Starting at the first line of the data, please print exactly those lines through the one that holds "from matplotlib.patches import", omitting every picture.

— Start Data section —

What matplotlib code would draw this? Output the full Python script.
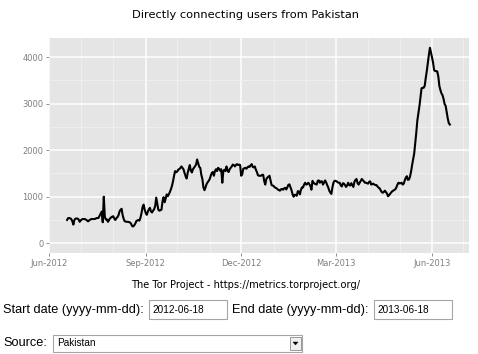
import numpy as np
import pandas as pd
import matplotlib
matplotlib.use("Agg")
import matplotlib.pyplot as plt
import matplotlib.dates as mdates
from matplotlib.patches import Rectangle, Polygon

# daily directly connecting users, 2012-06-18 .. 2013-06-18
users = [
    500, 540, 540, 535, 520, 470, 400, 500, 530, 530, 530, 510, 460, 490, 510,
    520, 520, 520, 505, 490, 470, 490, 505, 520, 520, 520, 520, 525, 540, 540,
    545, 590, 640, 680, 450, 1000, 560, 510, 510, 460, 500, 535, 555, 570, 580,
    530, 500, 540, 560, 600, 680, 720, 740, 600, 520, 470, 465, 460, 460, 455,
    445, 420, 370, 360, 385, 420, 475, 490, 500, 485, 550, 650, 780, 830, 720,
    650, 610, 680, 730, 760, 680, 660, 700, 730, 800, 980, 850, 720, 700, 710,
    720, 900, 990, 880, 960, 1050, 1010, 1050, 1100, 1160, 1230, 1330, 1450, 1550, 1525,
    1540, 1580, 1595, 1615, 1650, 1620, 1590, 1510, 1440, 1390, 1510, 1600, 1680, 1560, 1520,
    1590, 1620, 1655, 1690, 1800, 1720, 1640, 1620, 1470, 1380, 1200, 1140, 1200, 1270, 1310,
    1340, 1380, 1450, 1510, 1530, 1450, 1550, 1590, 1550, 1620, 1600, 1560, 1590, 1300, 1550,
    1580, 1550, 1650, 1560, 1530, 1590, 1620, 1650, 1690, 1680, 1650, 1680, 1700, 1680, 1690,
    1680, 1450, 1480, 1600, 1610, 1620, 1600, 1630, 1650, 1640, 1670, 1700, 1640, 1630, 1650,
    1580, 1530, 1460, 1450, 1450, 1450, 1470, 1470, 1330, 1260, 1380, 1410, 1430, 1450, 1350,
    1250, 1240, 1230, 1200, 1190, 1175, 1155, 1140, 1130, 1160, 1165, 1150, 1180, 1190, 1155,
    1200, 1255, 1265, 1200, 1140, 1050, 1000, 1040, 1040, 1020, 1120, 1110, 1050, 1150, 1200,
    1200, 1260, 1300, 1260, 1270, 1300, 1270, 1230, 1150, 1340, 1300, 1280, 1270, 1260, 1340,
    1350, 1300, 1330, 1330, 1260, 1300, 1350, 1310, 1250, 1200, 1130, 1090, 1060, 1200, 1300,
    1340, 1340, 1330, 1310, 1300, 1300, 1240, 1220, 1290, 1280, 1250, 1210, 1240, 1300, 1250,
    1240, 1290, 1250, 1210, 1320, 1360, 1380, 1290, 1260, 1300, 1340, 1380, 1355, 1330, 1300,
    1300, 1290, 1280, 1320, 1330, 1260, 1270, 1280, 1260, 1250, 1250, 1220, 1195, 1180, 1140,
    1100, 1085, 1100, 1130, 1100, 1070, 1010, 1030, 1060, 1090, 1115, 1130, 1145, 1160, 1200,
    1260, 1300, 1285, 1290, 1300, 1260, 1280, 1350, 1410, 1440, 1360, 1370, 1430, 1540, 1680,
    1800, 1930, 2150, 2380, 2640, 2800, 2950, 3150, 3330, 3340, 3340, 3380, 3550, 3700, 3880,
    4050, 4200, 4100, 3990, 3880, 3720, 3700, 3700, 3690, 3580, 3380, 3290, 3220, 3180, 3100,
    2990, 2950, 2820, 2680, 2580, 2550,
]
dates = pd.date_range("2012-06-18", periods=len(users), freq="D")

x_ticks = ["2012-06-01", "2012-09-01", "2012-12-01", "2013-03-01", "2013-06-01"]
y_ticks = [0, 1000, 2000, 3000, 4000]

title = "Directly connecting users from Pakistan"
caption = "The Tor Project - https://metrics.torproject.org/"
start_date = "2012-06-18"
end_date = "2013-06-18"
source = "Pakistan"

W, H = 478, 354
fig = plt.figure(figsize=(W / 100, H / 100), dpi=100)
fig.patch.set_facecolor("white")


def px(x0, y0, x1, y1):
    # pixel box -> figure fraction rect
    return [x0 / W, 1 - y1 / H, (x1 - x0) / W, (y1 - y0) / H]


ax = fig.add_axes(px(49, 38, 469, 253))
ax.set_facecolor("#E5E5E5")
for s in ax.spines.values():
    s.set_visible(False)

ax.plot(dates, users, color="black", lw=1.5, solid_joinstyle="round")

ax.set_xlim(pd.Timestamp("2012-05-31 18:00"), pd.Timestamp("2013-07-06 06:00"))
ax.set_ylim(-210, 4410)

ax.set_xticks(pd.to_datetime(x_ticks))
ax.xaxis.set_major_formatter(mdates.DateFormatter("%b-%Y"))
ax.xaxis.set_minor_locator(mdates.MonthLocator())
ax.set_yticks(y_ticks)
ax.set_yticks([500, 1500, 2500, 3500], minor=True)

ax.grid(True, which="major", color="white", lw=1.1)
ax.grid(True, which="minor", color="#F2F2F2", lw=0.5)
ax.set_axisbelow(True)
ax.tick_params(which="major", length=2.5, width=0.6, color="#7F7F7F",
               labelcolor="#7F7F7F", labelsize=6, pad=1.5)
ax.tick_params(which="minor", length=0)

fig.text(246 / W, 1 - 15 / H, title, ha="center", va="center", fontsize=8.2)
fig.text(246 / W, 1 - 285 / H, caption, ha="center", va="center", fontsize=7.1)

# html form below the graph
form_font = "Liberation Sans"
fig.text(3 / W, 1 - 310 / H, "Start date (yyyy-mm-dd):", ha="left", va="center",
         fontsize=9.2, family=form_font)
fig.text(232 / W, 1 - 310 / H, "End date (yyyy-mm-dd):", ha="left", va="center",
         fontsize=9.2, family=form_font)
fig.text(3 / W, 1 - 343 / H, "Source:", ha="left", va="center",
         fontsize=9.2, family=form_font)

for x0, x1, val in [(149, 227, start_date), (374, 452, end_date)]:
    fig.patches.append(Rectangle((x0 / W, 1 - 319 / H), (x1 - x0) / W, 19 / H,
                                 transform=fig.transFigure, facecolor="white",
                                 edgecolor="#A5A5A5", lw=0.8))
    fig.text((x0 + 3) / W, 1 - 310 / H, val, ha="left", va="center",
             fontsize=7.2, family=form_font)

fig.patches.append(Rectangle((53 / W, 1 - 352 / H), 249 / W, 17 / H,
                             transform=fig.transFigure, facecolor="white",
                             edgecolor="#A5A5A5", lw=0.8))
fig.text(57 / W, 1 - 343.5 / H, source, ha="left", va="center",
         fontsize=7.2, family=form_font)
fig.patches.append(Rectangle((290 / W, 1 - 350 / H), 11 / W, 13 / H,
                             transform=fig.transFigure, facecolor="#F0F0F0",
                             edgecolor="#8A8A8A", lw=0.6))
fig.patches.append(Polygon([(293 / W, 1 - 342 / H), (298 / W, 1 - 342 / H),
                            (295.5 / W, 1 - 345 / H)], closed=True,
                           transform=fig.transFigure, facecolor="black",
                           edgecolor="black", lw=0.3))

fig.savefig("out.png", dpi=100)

— End Data section —

_Exercise solution_
What matplotlib code would draw this? Output the full Python script.
import numpy as np
import pandas as pd
import matplotlib
matplotlib.use("Agg")
import matplotlib.pyplot as plt
import matplotlib.dates as mdates
from matplotlib.patches import Rectangle, Polygon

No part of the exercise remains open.